Kayci was very purposeful--she never looked back, just headed straight for her class. Man, that hall was long this morning--part of me thought we were never going to get down to the Kindergarten end, and another part of me was just fine with that :). But, alas, we made it to Mrs. Bolcerek's room and Kayci didn't hesitate...she went straight over and hung her bag on the hook, then went and got some play-doh and sat by her name. The class was very calm and quiet (very unusual for kindergarten!) and all of her friends were sitting quietly playing with play-doh. Savannah was already at her seat (at another table, smart on Mrs. B's part!) and doing great (we were worried...she has cried before at Dance, and we were all a bit anxious but she was a trooper!). It was really odd...once we got into the classroom, it was very apparent that we were unnecessary. Kayci was totally fine, and kissed me happily and said goodbye. She didn't need reassurance that I'd be back after school, none of that. I spoke with Mrs. Bolcerek for a moment (she thanked me for the goody bag we brought her last week--I was so Kristi-happy that one, we took her a teacher gift the night of Open House, two, it was in a cute monkey bag with a cute note and her room is decorated in monkeys, and three, that Open House was actually on her birthday. Score for Bitty, and her happy-loving Mommy!) Sidebar: when we got home later, there was a message from Mrs. Bolcerek which, once the blood quit pounding in my ears, was simply to double check that I'd be picking Kayci up today. Whew! Turns out, we got distracted talking about goody bags and forgot to talk about business. :)

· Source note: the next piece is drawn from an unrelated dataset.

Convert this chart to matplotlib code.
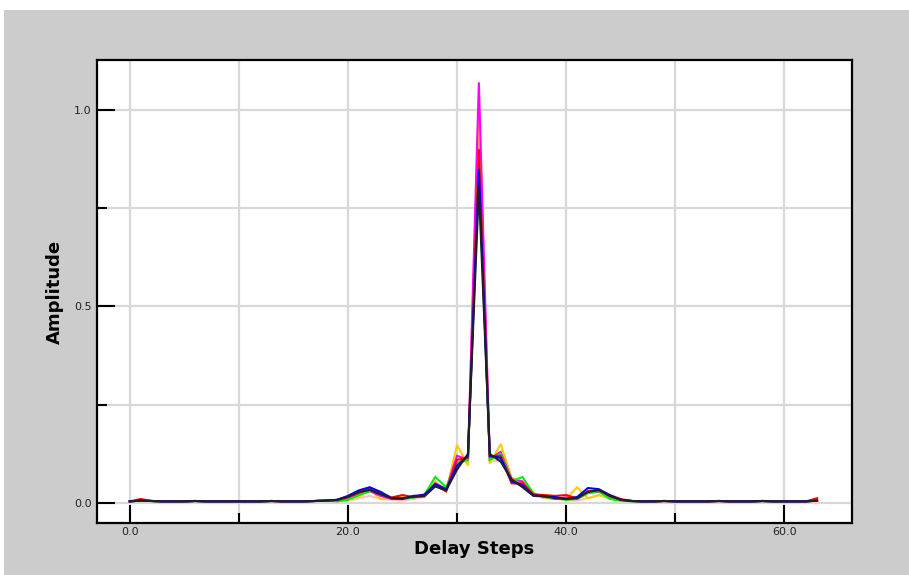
import numpy as np
import matplotlib
matplotlib.use("Agg")
import matplotlib.pyplot as plt
from matplotlib.patches import Rectangle
from matplotlib.ticker import FixedLocator, FixedFormatter

delay_steps = list(range(64))

head = [0.004, 0.006, 0.005, 0.004, 0.004, 0.004, 0.005, 0.004, 0.004, 0.004,
        0.004, 0.004, 0.004, 0.005, 0.004, 0.004, 0.004, 0.005, 0.006]
tail = [0.004, 0.004, 0.005, 0.004, 0.004, 0.004, 0.004, 0.005, 0.004, 0.004,
        0.004, 0.005, 0.004, 0.004, 0.004, 0.004, 0.006]

# center section: delay steps 19..46
center_black = [0.008, 0.016, 0.028, 0.033, 0.022, 0.012, 0.012, 0.016, 0.017, 0.042,
                0.032, 0.085, 0.125, 0.800, 0.125, 0.105, 0.060, 0.040, 0.018, 0.018,
                0.012, 0.010, 0.012, 0.028, 0.033, 0.018, 0.008, 0.005]
center_blue = [0.008, 0.018, 0.032, 0.040, 0.028, 0.012, 0.010, 0.018, 0.020, 0.048,
               0.035, 0.095, 0.120, 0.850, 0.120, 0.115, 0.055, 0.045, 0.020, 0.016,
               0.015, 0.010, 0.015, 0.038, 0.035, 0.020, 0.008, 0.005]
center_red = [0.007, 0.015, 0.026, 0.036, 0.024, 0.014, 0.020, 0.015, 0.022, 0.045,
              0.030, 0.110, 0.115, 0.900, 0.118, 0.120, 0.050, 0.050, 0.022, 0.020,
              0.018, 0.020, 0.012, 0.030, 0.032, 0.020, 0.010, 0.005]
center_green = [0.004, 0.008, 0.020, 0.030, 0.028, 0.012, 0.010, 0.014, 0.020, 0.066,
                0.040, 0.100, 0.110, 0.880, 0.110, 0.125, 0.055, 0.066, 0.024, 0.015,
                0.012, 0.008, 0.010, 0.025, 0.030, 0.010, 0.006, 0.004]
center_magenta = [0.006, 0.012, 0.022, 0.030, 0.018, 0.010, 0.012, 0.014, 0.018, 0.050,
                  0.035, 0.120, 0.110, 1.070, 0.112, 0.130, 0.060, 0.055, 0.020, 0.016,
                  0.010, 0.014, 0.010, 0.026, 0.028, 0.016, 0.008, 0.005]
center_gold = [0.006, 0.012, 0.015, 0.035, 0.010, 0.012, 0.014, 0.016, 0.015, 0.055,
               0.030, 0.148, 0.095, 1.020, 0.100, 0.150, 0.065, 0.050, 0.025, 0.014,
               0.012, 0.010, 0.040, 0.012, 0.020, 0.012, 0.006, 0.005]
center_pink = [0.005, 0.006, 0.012, 0.018, 0.010, 0.008, 0.006, 0.010, 0.015, 0.045,
               0.028, 0.105, 0.105, 0.950, 0.105, 0.110, 0.050, 0.045, 0.018, 0.012,
               0.010, 0.008, 0.006, 0.012, 0.020, 0.012, 0.006, 0.004]
center_gray = [0.007, 0.014, 0.025, 0.032, 0.024, 0.012, 0.012, 0.015, 0.018, 0.046,
               0.032, 0.100, 0.120, 0.930, 0.120, 0.112, 0.058, 0.048, 0.020, 0.016,
               0.012, 0.010, 0.012, 0.028, 0.030, 0.016, 0.008, 0.005]

series = [
    ("#ffc0c0", center_pink),
    ("#909090", center_gray),
    ("#ffcc00", center_gold),
    ("#ff00ff", center_magenta),
    ("#00ee00", center_green),
    ("#ff0000", center_red),
    ("#0000ff", center_blue),
    ("#202020", center_black),
]

x_ticks = [0, 20, 40, 60]
x_tick_labels = ["0.0", "20.0", "40.0", "60.0"]
y_ticks = [0.0, 0.5, 1.0]
y_tick_labels = ["0.0", "0.5", "1.0"]

W, H = 909, 575
fig = plt.figure(figsize=(W / 100, H / 100), dpi=100)
fig.patch.set_facecolor("#cccccc")
fig.patches.append(Rectangle((0, 1 - 10 / H), 1, 10 / H, transform=fig.transFigure,
                             facecolor="white", edgecolor="none", zorder=0))
fig.patches.append(Rectangle((0, 0), 4 / W, 1, transform=fig.transFigure,
                             facecolor="white", edgecolor="none", zorder=0))

ax = fig.add_axes([97 / W, 1 - 523 / H, (852 - 97) / W, (523 - 60) / H])
ax.set_facecolor("white")

for color, center in series:
    vals = head + center + tail
    if color == "#ff0000":
        vals = list(vals)
        vals[1] = 0.010
        vals[63] = 0.012
    ax.plot(delay_steps, vals, color=color, lw=1.5, solid_joinstyle="miter", zorder=3)

ax.set_xlim(-3.0, 66.2)
ax.set_ylim(-0.051, 1.127)

ax.xaxis.set_major_locator(FixedLocator(x_ticks))
ax.xaxis.set_major_formatter(FixedFormatter(x_tick_labels))
ax.xaxis.set_minor_locator(FixedLocator([10, 30, 50]))
ax.yaxis.set_major_locator(FixedLocator(y_ticks))
ax.yaxis.set_major_formatter(FixedFormatter(y_tick_labels))
ax.yaxis.set_minor_locator(FixedLocator([0.25, 0.75]))

ax.grid(True, which="both", color="#d8d8d8", lw=1.6, zorder=0)
ax.set_axisbelow(True)

ax.tick_params(which="major", direction="in", length=13, width=1.5, color="black",
               labelsize=8, labelcolor="#222222")
ax.tick_params(axis="x", which="major", pad=3)
ax.tick_params(axis="y", which="major", pad=4)
ax.tick_params(which="minor", direction="in", length=7, width=1.5, color="black")

for sp in ax.spines.values():
    sp.set_linewidth(1.6)
    sp.set_color("black")

ax.set_xlabel("Delay Steps", fontsize=13, fontweight="bold", labelpad=2)
ax.set_ylabel("Amplitude", fontsize=13, fontweight="bold", labelpad=7)

fig.savefig("out.png", dpi=100, facecolor=fig.get_facecolor())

So, that was it. James, Noble and I headed for the car and then for our prearranged Starbucks date. It was fun to see other Mommy friends there (Jennifer, Dee, Lil, even Sherri and Kaylin popped in!). After Starbucks, it was home to put Nobley down for a nap (which, if you're keeping score he STILL hasn't taken, and I'm writing at 11:11 AM) and time to make pb&j sammiches for Daddy's Food Day (Back to School theme). After Daddy left, I guess about 2 hours ago, I've gone between uploading photos, fielding phone calls, checking work e-mails and trying to finish a blog. Oh, and making beds, wiping tables, washing bottles, checking the mail...all the usual.

By my calculations, Kayci is at lunch right now. And Mr. Noble STILL has not taken his morning nap, so I'm going to take pity on him and let him have a little bottle to get him over the hump. I'm off for now...will get more pictures up later!

Sunday, August 24, 2008

The End of an Era

Today was the last day of summer...and Kayci's last day as a preschooler. I have to admit, when I turned off her light this evening and kissed her sleeping little forehead, I had a very weepy moment. Dear Lord, please don't let me embarrass her tomorrow morning at school...

We wanted to make today a very special day for Bitty. Last week I was reading the new "Family Fun" magazine (a monthly must-read!!) and saw some great ideas for back-to-school celebrations. We gave Kayci the option of inviting her entire class or just a few friends for a special lunch today, and she surprised us by choosing to invite just a few friends.

Kayci and I have had fun preparing for her Kindergarten Kick-Off lunch (Daddy asked why a football theme, and if you know me you know it's because Target had football plates and napkins in the Dollar Spot!). The game plan: hot dogs and/or frito pies for lunch plus pickles and olives to snack on (Kayci's pick), build-your-own cupcakes, then a craft. We picked 1:00 PM to start to give everyone (including us) time for church beforehand and also to not be out too late the day before school. Emily and Rachel and their families were able to make it. Three girls turned out to be just perfect for what we had planned (and we had tons of food left so we were able to provide dinner for two teacher friends and their families tonight, hopefully making back-to-school less stressful for them!). We had a very nice, relaxing afternoon and really enjoyed visiting with our friends--and Kayci enjoyed visiting with hers. We will definitely make this a tradition!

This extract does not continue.